SET TASK>
The lines from the top of the material below through the line containing "-8.3, -17.9, -22.9, -25, -27.6]" are to be printed exactly, with pictures omitted.

DATA SEGMENT>
_____
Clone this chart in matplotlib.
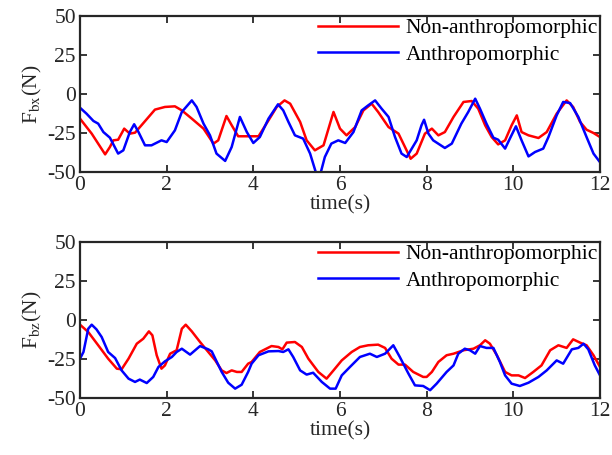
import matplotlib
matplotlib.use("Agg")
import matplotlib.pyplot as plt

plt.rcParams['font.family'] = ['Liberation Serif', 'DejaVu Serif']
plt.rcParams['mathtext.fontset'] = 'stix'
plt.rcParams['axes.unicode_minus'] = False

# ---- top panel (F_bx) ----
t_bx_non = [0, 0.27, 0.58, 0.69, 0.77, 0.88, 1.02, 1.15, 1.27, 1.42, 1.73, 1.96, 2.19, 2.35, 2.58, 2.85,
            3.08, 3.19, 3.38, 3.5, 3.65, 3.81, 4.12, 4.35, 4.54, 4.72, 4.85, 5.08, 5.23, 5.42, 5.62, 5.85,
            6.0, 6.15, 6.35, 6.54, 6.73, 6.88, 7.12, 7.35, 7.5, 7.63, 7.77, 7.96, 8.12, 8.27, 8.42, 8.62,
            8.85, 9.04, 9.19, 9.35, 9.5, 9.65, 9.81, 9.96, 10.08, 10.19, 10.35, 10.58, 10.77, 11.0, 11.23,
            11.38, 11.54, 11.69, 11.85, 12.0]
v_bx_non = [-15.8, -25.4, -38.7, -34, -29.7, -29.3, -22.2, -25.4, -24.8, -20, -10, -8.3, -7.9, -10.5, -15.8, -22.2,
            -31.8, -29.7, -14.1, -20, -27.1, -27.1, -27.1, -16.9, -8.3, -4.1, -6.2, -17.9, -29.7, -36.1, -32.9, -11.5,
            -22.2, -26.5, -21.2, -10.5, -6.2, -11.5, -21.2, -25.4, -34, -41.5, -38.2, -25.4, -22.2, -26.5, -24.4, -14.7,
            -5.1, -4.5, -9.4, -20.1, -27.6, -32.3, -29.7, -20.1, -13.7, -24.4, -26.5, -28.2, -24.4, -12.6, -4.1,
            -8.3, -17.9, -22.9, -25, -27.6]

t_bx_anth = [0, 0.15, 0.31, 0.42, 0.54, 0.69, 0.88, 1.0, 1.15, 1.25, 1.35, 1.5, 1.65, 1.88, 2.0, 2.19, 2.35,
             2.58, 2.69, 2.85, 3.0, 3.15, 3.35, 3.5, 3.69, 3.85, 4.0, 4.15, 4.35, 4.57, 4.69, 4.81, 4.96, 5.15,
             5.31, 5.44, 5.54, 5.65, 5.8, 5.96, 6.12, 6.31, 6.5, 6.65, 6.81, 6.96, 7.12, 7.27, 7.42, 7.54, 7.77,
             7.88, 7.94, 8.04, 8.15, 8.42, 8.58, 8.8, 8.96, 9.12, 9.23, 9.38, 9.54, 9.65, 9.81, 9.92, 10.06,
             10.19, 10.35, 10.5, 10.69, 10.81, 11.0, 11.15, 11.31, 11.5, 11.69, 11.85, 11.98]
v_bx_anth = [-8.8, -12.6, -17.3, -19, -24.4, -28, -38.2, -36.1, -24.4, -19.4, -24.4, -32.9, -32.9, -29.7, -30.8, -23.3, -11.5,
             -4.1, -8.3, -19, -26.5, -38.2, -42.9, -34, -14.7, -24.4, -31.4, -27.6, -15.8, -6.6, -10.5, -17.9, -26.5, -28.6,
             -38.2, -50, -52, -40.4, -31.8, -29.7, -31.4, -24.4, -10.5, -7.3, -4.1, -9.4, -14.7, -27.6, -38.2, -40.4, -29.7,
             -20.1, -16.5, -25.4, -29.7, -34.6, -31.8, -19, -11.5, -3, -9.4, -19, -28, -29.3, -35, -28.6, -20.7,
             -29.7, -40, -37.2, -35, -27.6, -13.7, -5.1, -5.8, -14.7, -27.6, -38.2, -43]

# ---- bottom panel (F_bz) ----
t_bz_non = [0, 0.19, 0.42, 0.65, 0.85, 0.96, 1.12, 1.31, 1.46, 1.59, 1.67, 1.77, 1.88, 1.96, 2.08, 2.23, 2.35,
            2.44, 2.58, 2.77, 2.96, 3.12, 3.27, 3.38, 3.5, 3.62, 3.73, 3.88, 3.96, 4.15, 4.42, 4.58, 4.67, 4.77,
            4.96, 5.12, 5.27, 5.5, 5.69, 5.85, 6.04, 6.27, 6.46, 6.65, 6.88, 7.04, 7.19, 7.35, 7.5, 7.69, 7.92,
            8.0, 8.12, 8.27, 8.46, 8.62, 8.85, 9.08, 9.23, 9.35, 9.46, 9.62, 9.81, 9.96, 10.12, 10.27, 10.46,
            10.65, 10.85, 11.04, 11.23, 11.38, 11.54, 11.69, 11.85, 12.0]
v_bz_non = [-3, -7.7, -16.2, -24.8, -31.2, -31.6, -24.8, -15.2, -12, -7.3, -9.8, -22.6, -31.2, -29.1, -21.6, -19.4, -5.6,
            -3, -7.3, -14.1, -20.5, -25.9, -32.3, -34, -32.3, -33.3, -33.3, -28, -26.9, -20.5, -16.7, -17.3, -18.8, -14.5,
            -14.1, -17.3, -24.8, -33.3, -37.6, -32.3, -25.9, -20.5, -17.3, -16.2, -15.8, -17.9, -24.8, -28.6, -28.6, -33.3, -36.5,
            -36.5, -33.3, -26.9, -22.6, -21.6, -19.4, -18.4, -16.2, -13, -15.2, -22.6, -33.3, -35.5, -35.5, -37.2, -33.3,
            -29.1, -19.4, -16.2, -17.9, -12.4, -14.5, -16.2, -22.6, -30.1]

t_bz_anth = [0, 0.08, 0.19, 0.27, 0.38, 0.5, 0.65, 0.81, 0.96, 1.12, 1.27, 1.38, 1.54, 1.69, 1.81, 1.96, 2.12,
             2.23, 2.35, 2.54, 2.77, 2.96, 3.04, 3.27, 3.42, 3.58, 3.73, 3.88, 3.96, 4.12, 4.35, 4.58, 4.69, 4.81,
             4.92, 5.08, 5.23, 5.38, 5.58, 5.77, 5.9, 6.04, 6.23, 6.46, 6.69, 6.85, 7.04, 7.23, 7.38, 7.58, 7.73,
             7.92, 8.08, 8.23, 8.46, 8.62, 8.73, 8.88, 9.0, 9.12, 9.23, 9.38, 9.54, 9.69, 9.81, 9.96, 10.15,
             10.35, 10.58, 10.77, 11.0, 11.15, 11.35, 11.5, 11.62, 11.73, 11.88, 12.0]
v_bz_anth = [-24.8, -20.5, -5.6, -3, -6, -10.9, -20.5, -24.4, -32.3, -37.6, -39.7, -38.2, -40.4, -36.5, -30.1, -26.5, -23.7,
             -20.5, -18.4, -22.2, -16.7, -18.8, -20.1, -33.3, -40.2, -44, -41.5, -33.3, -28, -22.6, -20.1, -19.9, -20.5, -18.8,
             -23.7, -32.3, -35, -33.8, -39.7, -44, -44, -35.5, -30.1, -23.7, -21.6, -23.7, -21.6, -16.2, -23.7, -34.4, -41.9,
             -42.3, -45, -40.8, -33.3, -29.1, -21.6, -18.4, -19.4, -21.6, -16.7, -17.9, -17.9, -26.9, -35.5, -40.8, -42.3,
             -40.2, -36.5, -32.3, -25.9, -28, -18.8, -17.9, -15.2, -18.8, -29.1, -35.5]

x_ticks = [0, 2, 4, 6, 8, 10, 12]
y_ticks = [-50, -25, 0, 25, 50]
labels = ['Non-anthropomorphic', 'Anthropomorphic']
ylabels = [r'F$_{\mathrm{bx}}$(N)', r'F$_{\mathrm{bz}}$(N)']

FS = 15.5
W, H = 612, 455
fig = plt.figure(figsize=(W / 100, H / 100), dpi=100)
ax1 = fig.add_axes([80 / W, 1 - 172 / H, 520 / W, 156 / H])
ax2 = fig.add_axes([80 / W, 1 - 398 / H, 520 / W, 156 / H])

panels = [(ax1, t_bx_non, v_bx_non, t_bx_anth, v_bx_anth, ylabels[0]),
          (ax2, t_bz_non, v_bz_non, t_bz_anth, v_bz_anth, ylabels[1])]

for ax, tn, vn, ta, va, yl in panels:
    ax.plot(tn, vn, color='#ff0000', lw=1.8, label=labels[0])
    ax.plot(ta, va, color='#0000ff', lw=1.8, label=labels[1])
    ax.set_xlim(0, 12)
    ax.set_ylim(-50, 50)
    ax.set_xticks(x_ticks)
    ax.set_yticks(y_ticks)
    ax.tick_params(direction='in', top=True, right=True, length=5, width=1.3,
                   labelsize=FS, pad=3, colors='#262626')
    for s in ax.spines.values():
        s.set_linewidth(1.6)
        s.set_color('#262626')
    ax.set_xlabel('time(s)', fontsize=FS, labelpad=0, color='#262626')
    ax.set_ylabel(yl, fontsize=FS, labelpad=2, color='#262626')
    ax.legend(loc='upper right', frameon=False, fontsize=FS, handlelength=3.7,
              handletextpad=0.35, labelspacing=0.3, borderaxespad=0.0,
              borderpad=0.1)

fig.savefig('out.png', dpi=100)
_____
OUTPUT OF THE TASK>
Clone this chart in matplotlib.
import matplotlib
matplotlib.use("Agg")
import matplotlib.pyplot as plt

plt.rcParams['font.family'] = ['Liberation Serif', 'DejaVu Serif']
plt.rcParams['mathtext.fontset'] = 'stix'
plt.rcParams['axes.unicode_minus'] = False

# ---- top panel (F_bx) ----
t_bx_non = [0, 0.27, 0.58, 0.69, 0.77, 0.88, 1.02, 1.15, 1.27, 1.42, 1.73, 1.96, 2.19, 2.35, 2.58, 2.85,
            3.08, 3.19, 3.38, 3.5, 3.65, 3.81, 4.12, 4.35, 4.54, 4.72, 4.85, 5.08, 5.23, 5.42, 5.62, 5.85,
            6.0, 6.15, 6.35, 6.54, 6.73, 6.88, 7.12, 7.35, 7.5, 7.63, 7.77, 7.96, 8.12, 8.27, 8.42, 8.62,
            8.85, 9.04, 9.19, 9.35, 9.5, 9.65, 9.81, 9.96, 10.08, 10.19, 10.35, 10.58, 10.77, 11.0, 11.23,
            11.38, 11.54, 11.69, 11.85, 12.0]
v_bx_non = [-15.8, -25.4, -38.7, -34, -29.7, -29.3, -22.2, -25.4, -24.8, -20, -10, -8.3, -7.9, -10.5, -15.8, -22.2,
            -31.8, -29.7, -14.1, -20, -27.1, -27.1, -27.1, -16.9, -8.3, -4.1, -6.2, -17.9, -29.7, -36.1, -32.9, -11.5,
            -22.2, -26.5, -21.2, -10.5, -6.2, -11.5, -21.2, -25.4, -34, -41.5, -38.2, -25.4, -22.2, -26.5, -24.4, -14.7,
            -5.1, -4.5, -9.4, -20.1, -27.6, -32.3, -29.7, -20.1, -13.7, -24.4, -26.5, -28.2, -24.4, -12.6, -4.1,
            -8.3, -17.9, -22.9, -25, -27.6]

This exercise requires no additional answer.